A mina 03 só voltou a ter um exame de sonar no ano de 2019, após as rachaduras nos Bairros de Maceió, quando se descobriu que a caverna havia saído totalmente da camada de sal.
Segundo a legislação também vigente na época, a Braskem deveria ter realizado em 2002 um exame de sonar em cada uma das minas e não o fez.
Ao contrário, solicitou a perfuração de novos poços e extração em novas minas.
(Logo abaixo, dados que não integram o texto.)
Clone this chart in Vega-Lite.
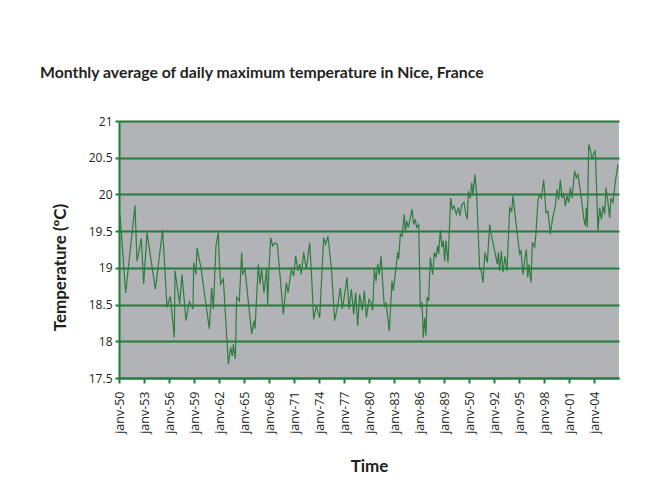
{
  "$schema": "https://vega.github.io/schema/vega-lite/v6.json",
  "width": 500,
  "height": 257,
  "autosize": "none",
  "padding": {"left": 119, "top": 121, "right": 45, "bottom": 120},
  "background": "white",
  "title": {
    "text": "Monthly average of daily maximum temperature in Nice, France",
    "anchor": "start",
    "frame": "group",
    "dx": -79,
    "offset": 33,
    "font": "Lato",
    "fontSize": 15.8,
    "fontWeight": "bold",
    "color": "#231f20"
  },
  "config": {
    "view": {"fill": "#b2b3b6", "stroke": null},
    "axis": {
      "labelFont": "Open Sans",
      "labelFontSize": 12,
      "labelColor": "#231f20",
      "titleFont": "Lato",
      "titleFontSize": 17,
      "titleFontWeight": "bold",
      "titleColor": "#231f20",
      "domainColor": "#237a3a",
      "domainWidth": 2,
      "tickColor": "#237a3a",
      "tickWidth": 2,
      "tickSize": 5,
      "gridColor": "#237a3a",
      "gridWidth": 2,
      "gridOpacity": 1
    }
  },
  "data": {
    "values": [
      {"yr": 1950.12, "temp": 19.73}, {"yr": 1950.80, "temp": 18.66}, {"yr": 1951.92, "temp": 19.85}, {"yr": 1952.16, "temp": 19.09},
      {"yr": 1952.68, "temp": 19.40}, {"yr": 1952.96, "temp": 18.78}, {"yr": 1953.36, "temp": 19.48}, {"yr": 1954.36, "temp": 18.71},
      {"yr": 1955.24, "temp": 19.52}, {"yr": 1955.76, "temp": 18.46}, {"yr": 1956.16, "temp": 18.61}, {"yr": 1956.64, "temp": 18.05},
      {"yr": 1956.72, "temp": 18.96}, {"yr": 1957.28, "temp": 18.51}, {"yr": 1957.56, "temp": 18.91}, {"yr": 1958.04, "temp": 18.28},
      {"yr": 1958.44, "temp": 18.54}, {"yr": 1958.88, "temp": 18.44}, {"yr": 1958.96, "temp": 19.07}, {"yr": 1959.24, "temp": 18.91},
      {"yr": 1959.36, "temp": 19.27}, {"yr": 1959.84, "temp": 19.00}, {"yr": 1960.84, "temp": 18.17}, {"yr": 1961.12, "temp": 18.73},
      {"yr": 1961.32, "temp": 18.44}, {"yr": 1961.64, "temp": 19.30}, {"yr": 1961.92, "temp": 19.48}, {"yr": 1962.04, "temp": 19.09},
      {"yr": 1962.20, "temp": 18.78}, {"yr": 1962.52, "temp": 18.85}, {"yr": 1963.12, "temp": 17.69}, {"yr": 1963.40, "temp": 17.92},
      {"yr": 1963.60, "temp": 17.80}, {"yr": 1963.72, "temp": 17.96}, {"yr": 1963.96, "temp": 17.76}, {"yr": 1964.12, "temp": 18.60},
      {"yr": 1964.44, "temp": 18.55}, {"yr": 1964.72, "temp": 19.21}, {"yr": 1964.84, "temp": 18.91}, {"yr": 1965.12, "temp": 18.98},
      {"yr": 1965.92, "temp": 18.10}, {"yr": 1966.20, "temp": 18.28}, {"yr": 1966.32, "temp": 18.17}, {"yr": 1966.72, "temp": 19.05},
      {"yr": 1966.92, "temp": 18.78}, {"yr": 1967.12, "temp": 18.98}, {"yr": 1967.40, "temp": 18.66}, {"yr": 1967.72, "temp": 19.00},
      {"yr": 1967.84, "temp": 18.48}, {"yr": 1968.00, "temp": 19.00}, {"yr": 1968.20, "temp": 19.41}, {"yr": 1968.44, "temp": 19.30},
      {"yr": 1968.72, "temp": 19.34}, {"yr": 1969.00, "temp": 19.32}, {"yr": 1969.72, "temp": 18.37}, {"yr": 1970.08, "temp": 18.80},
      {"yr": 1970.28, "temp": 18.66}, {"yr": 1970.68, "temp": 18.98}, {"yr": 1970.96, "temp": 18.89}, {"yr": 1971.20, "temp": 19.16},
      {"yr": 1971.48, "temp": 18.96}, {"yr": 1971.68, "temp": 19.05}, {"yr": 1971.88, "temp": 18.91}, {"yr": 1972.16, "temp": 19.21},
      {"yr": 1972.48, "temp": 18.98}, {"yr": 1972.88, "temp": 19.34}, {"yr": 1973.08, "temp": 18.96}, {"yr": 1973.36, "temp": 18.30},
      {"yr": 1973.68, "temp": 18.48}, {"yr": 1974.08, "temp": 18.32}, {"yr": 1974.56, "temp": 19.41}, {"yr": 1974.80, "temp": 19.32},
      {"yr": 1975.08, "temp": 19.43}, {"yr": 1975.48, "temp": 19.00}, {"yr": 1975.88, "temp": 18.28}, {"yr": 1976.28, "temp": 18.51},
      {"yr": 1976.56, "temp": 18.73}, {"yr": 1976.80, "temp": 18.44}, {"yr": 1977.08, "temp": 18.64}, {"yr": 1977.36, "temp": 18.87},
      {"yr": 1977.60, "temp": 18.44}, {"yr": 1977.88, "temp": 18.71}, {"yr": 1978.16, "temp": 18.37}, {"yr": 1978.40, "temp": 18.66},
      {"yr": 1978.64, "temp": 18.21}, {"yr": 1978.88, "temp": 18.64}, {"yr": 1979.20, "temp": 18.42}, {"yr": 1979.44, "temp": 18.69},
      {"yr": 1979.68, "temp": 18.32}, {"yr": 1980.00, "temp": 18.57}, {"yr": 1980.24, "temp": 18.53}, {"yr": 1980.44, "temp": 18.42},
      {"yr": 1980.64, "temp": 18.98}, {"yr": 1980.84, "temp": 18.82}, {"yr": 1981.04, "temp": 19.05}, {"yr": 1981.24, "temp": 18.91},
      {"yr": 1981.44, "temp": 19.16}, {"yr": 1981.84, "temp": 18.46}, {"yr": 1982.04, "temp": 18.53}, {"yr": 1982.44, "temp": 18.14},
      {"yr": 1982.76, "temp": 18.82}, {"yr": 1982.92, "temp": 18.69}, {"yr": 1983.44, "temp": 19.21}, {"yr": 1983.56, "temp": 19.12},
      {"yr": 1983.76, "temp": 19.46}, {"yr": 1983.96, "temp": 19.43}, {"yr": 1984.24, "temp": 19.73}, {"yr": 1984.36, "temp": 19.48},
      {"yr": 1984.52, "temp": 19.64}, {"yr": 1984.72, "temp": 19.55}, {"yr": 1984.96, "temp": 19.68}, {"yr": 1985.16, "temp": 19.80},
      {"yr": 1985.36, "temp": 19.59}, {"yr": 1985.56, "temp": 19.66}, {"yr": 1985.72, "temp": 19.55}, {"yr": 1985.96, "temp": 19.59},
      {"yr": 1986.16, "temp": 18.46}, {"yr": 1986.36, "temp": 18.53}, {"yr": 1986.52, "temp": 18.05}, {"yr": 1986.68, "temp": 18.32},
      {"yr": 1986.84, "temp": 18.08}, {"yr": 1986.96, "temp": 18.60}, {"yr": 1987.16, "temp": 18.55}, {"yr": 1987.36, "temp": 19.14},
      {"yr": 1987.64, "temp": 18.91}, {"yr": 1987.84, "temp": 19.21}, {"yr": 1988.04, "temp": 19.14}, {"yr": 1988.24, "temp": 19.30},
      {"yr": 1988.36, "temp": 19.19}, {"yr": 1988.56, "temp": 19.52}, {"yr": 1988.76, "temp": 19.28}, {"yr": 1988.92, "temp": 19.37},
      {"yr": 1989.08, "temp": 19.09}, {"yr": 1989.24, "temp": 19.37}, {"yr": 1989.48, "temp": 19.07}, {"yr": 1989.80, "temp": 19.95},
      {"yr": 1990.00, "temp": 19.80}, {"yr": 1990.20, "temp": 19.84}, {"yr": 1990.48, "temp": 19.73}, {"yr": 1990.72, "temp": 19.82},
      {"yr": 1990.92, "temp": 19.71}, {"yr": 1991.12, "temp": 19.86}, {"yr": 1991.40, "temp": 19.89}, {"yr": 1991.60, "temp": 19.75},
      {"yr": 1991.80, "temp": 19.66}, {"yr": 1991.92, "temp": 20.04}, {"yr": 1992.16, "temp": 19.95}, {"yr": 1992.32, "temp": 20.16},
      {"yr": 1992.48, "temp": 20.00}, {"yr": 1992.72, "temp": 20.27}, {"yr": 1992.92, "temp": 20.00}, {"yr": 1993.28, "temp": 18.98},
      {"yr": 1993.48, "temp": 18.96}, {"yr": 1993.68, "temp": 18.80}, {"yr": 1993.92, "temp": 19.21}, {"yr": 1994.20, "temp": 19.07},
      {"yr": 1994.48, "temp": 19.59}, {"yr": 1994.72, "temp": 19.43}, {"yr": 1995.40, "temp": 19.05}, {"yr": 1995.52, "temp": 19.21},
      {"yr": 1995.68, "temp": 18.96}, {"yr": 1995.88, "temp": 19.23}, {"yr": 1996.08, "temp": 18.94}, {"yr": 1996.32, "temp": 19.16},
      {"yr": 1996.56, "temp": 18.96}, {"yr": 1996.88, "temp": 19.82}, {"yr": 1997.12, "temp": 19.77}, {"yr": 1997.28, "temp": 19.98},
      {"yr": 1997.52, "temp": 19.73}, {"yr": 1998.08, "temp": 19.19}, {"yr": 1998.24, "temp": 19.23}, {"yr": 1998.48, "temp": 18.91},
      {"yr": 1998.72, "temp": 19.14}, {"yr": 1998.88, "temp": 19.25}, {"yr": 1999.04, "temp": 18.87}, {"yr": 1999.20, "temp": 19.05},
      {"yr": 1999.32, "temp": 18.91}, {"yr": 1999.44, "temp": 18.80}, {"yr": 1999.60, "temp": 19.35}, {"yr": 1999.88, "temp": 19.28},
      {"yr": 2000.04, "temp": 19.48}, {"yr": 2000.28, "temp": 19.93}, {"yr": 2000.48, "temp": 20.00}, {"yr": 2000.68, "temp": 19.95},
      {"yr": 2000.96, "temp": 20.20}, {"yr": 2001.24, "temp": 19.75}, {"yr": 2001.48, "temp": 19.77}, {"yr": 2001.76, "temp": 19.46},
      {"yr": 2002.04, "temp": 19.68}, {"yr": 2002.36, "temp": 19.84}, {"yr": 2002.56, "temp": 20.07}, {"yr": 2002.76, "temp": 19.93},
      {"yr": 2002.96, "temp": 20.20}, {"yr": 2003.16, "temp": 19.95}, {"yr": 2003.36, "temp": 20.02}, {"yr": 2003.56, "temp": 19.84},
      {"yr": 2003.76, "temp": 19.98}, {"yr": 2003.96, "temp": 19.89}, {"yr": 2004.16, "temp": 20.09}, {"yr": 2004.36, "temp": 19.95},
      {"yr": 2004.68, "temp": 20.32}, {"yr": 2004.88, "temp": 20.23}, {"yr": 2005.08, "temp": 20.27}, {"yr": 2005.48, "temp": 19.95},
      {"yr": 2005.76, "temp": 19.68}, {"yr": 2005.96, "temp": 19.57}, {"yr": 2006.08, "temp": 19.82}, {"yr": 2006.20, "temp": 19.55},
      {"yr": 2006.36, "temp": 20.68}, {"yr": 2006.56, "temp": 20.61}, {"yr": 2006.76, "temp": 20.47}, {"yr": 2006.96, "temp": 20.56},
      {"yr": 2007.16, "temp": 20.59}, {"yr": 2007.36, "temp": 19.91}, {"yr": 2007.48, "temp": 19.50}, {"yr": 2007.68, "temp": 19.82},
      {"yr": 2007.88, "temp": 19.66}, {"yr": 2008.08, "temp": 19.84}, {"yr": 2008.28, "temp": 19.73}, {"yr": 2008.44, "temp": 20.09},
      {"yr": 2008.68, "temp": 19.89}, {"yr": 2008.88, "temp": 19.68}, {"yr": 2009.04, "temp": 19.95}, {"yr": 2009.28, "temp": 19.89},
      {"yr": 2009.56, "temp": 20.18}, {"yr": 2009.88, "temp": 20.41}
    ]
  },
  "mark": {"type": "line", "color": "#2e7d3f", "strokeWidth": 1.2},
  "encoding": {
    "x": {
      "field": "yr",
      "type": "quantitative",
      "scale": {"domain": [1950, 2010], "nice": false, "zero": false},
      "axis": {
        "title": "Time",
        "grid": false,
        "values": [1950, 1953, 1956, 1959, 1962, 1965, 1968, 1971, 1974, 1977, 1980, 1983, 1986, 1989, 1992, 1995, 1998, 2001, 2004, 2007],
        "labelExpr": "['janv-50','janv-53','janv-56','janv-59','janv-62','janv-65','janv-68','janv-71','janv-74','janv-77','janv-80','janv-83','janv-86','janv-89','janv-50','janv-92','janv-95','janv-98','janv-01','janv-04'][round((datum.value - 1950) / 3)]",
        "labelAngle": -90,
        "labelPadding": 8,
        "labelFontSize": 12.5,
        "labelBound": false,
        "labelOverlap": false,
        "titlePadding": 25
      }
    },
    "y": {
      "field": "temp",
      "type": "quantitative",
      "scale": {"domain": [17.5, 21], "nice": false, "zero": false},
      "axis": {
        "title": "Temperature (ºC)",
        "values": [17.5, 18, 18.5, 19, 19.5, 20, 20.5, 21],
        "format": "~g",
        "tickSize": 4,
        "labelPadding": 3,
        "labelOverlap": false,
        "titleX": -59,
        "titleY": 146,
        "titleBaseline": "middle",
        "titleAlign": "center",
        "titleAngle": -90
      }
    }
  }
}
Processo que ocorreu sem que qualquer autoridade solicitasse os estudos.
Nossa reportagem teve acesso a todos os relatórios anuais sobre a situação da lavra em Maceió feitos pela Braskem para comunicar a situação dessas minas para o Departamento Nacional de Produção Mineral e depois para a ANM.
Em todos, a Braskem omitiu a situação da mina 03 e outras que estavam na mesma situação.
Todos os documentos conseguidos pela nossa reportagem estavam nos arquivos da Braskem e da ANM e eram de conhecimento de todos os gestores da mineradora.
E talvez o fato mais grave de tudo isso é que os documentos fazem previsões de que as crateras poderiam causar danos na superfície.
Mesmo assim, além de não monitorar a situação da mina, a Braskem nada fez em relação às várias residências que foram sendo construídas ao longo dos anos dentro do raio de possível dolinamento da cratera da mina 03.
Pelos cálculos realizados por nossa equipe com ajuda de especialistas e com base nas fotografias da época, pelo menos 110 casas e estabelecimentos comerciais poderiam ter sido engolidos caso a mina 03 viesse a dolinar.